I think several examples were mentioned where clustering is already used. Another is compiling large projects in clustered environment. @work we use computer clusters to compile our embedded SW. The compiling takes hours if done on a single computer, by using a cluster it happens in about twenty minutes. There are a lot of ways to avoid bottlenecs of the system. Powerful cluster network can be build already by using 100mbit ethernet for interconnection, if done cleverly.
@home I noticed that open source DVD/MP4 SW seem to have clustering support with them as default. I rip the film, deside how I want it processed and send the job to the cluster.
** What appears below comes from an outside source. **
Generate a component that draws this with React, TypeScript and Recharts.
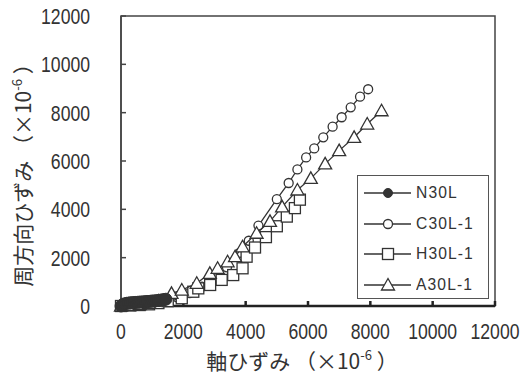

One such SW is DVD::rip.

etc...

Clustering is something the community can do to get POWER to the people NOW rather than in some future decade.

One example that I have not seen done anywhere: HD video playing by routing the MP4 data via a networked CPU (or several) to get it into a form that some low power Amiga client can show it.

It would be cool if we had a state-of-the art clustering tools & engines & etc available from Aminet to enable heterogenous clustering for every modern Amigalike-system owner


ALSO: IMO one example of a unigue way of using cluster (kind of) was PowerUP/WarpUP. Too bad that we had only one PPC. What if someone developes ClusterUP library that uses 100/1000mbit ethernet or 133Mbit PCI for the connection and more than just one "co-processor"...

Mick_AKA
07 June 2009, 21:51
I have seen a cluster of A4000's rendering in lightwave, my recollection is a bit iffy but I do remember them using some sort of custom interconnects with external ribbon cables.

Last time I did anything myself with clustering it was a project at my former employers using gigabit ethernet and 4 dual opteron workstations that were dead stock, at the time (pre dual core CPUs) the company wanted to find a way of squeezing 2 tyan quad processor boards into a single desk side unit and connecting the two board without purchasing very expensive custom interconnects which linked both the boards through PCIe.